▶ Data provided
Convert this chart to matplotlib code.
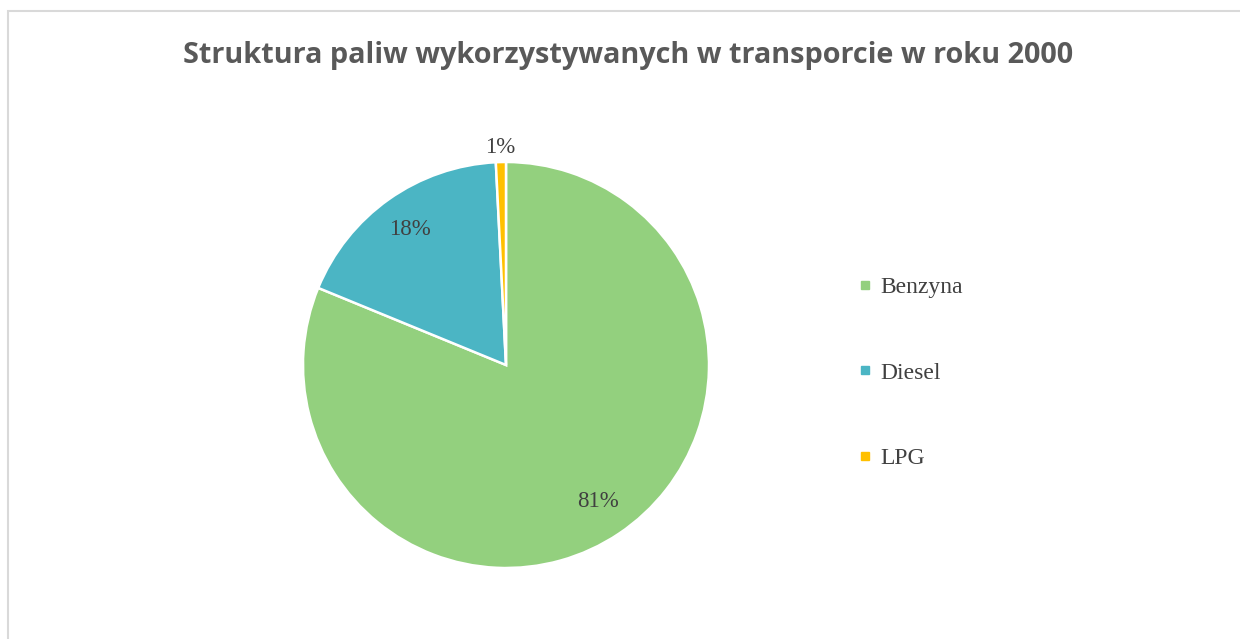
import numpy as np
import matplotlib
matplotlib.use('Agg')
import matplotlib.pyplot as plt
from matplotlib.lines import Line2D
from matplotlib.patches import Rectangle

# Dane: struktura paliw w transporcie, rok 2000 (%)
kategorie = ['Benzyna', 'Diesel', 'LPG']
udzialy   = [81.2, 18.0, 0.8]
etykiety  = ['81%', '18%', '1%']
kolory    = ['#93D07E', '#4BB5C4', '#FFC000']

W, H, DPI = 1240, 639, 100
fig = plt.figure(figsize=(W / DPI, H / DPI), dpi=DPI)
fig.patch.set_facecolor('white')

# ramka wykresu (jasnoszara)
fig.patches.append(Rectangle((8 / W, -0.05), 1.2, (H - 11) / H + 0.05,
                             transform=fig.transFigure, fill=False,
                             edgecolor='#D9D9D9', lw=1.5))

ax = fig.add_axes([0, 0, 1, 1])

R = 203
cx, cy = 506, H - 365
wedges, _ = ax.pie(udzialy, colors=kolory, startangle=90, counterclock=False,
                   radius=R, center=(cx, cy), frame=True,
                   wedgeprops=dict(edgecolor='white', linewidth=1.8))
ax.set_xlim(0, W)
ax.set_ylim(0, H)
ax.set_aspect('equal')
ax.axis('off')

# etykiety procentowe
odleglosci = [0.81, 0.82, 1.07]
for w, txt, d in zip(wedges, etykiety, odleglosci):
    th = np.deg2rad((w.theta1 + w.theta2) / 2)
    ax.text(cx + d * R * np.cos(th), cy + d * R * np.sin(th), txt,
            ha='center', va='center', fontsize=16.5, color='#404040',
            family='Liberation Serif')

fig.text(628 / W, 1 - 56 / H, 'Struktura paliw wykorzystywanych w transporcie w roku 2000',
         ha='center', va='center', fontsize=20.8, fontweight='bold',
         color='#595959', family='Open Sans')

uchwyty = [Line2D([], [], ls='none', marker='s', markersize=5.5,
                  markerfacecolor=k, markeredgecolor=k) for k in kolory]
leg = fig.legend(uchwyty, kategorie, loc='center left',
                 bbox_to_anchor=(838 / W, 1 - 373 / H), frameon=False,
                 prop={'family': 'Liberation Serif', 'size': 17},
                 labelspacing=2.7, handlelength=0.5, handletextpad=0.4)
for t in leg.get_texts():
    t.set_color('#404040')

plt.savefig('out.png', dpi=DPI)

▶ Objective
Show each line of the listing that holds the string "matplotlib".

▶ Output of the exercise
Convert this chart to matplotlib code.
import matplotlib
matplotlib.use('Agg')
import matplotlib.pyplot as plt
from matplotlib.lines import Line2D
from matplotlib.patches import Rectangle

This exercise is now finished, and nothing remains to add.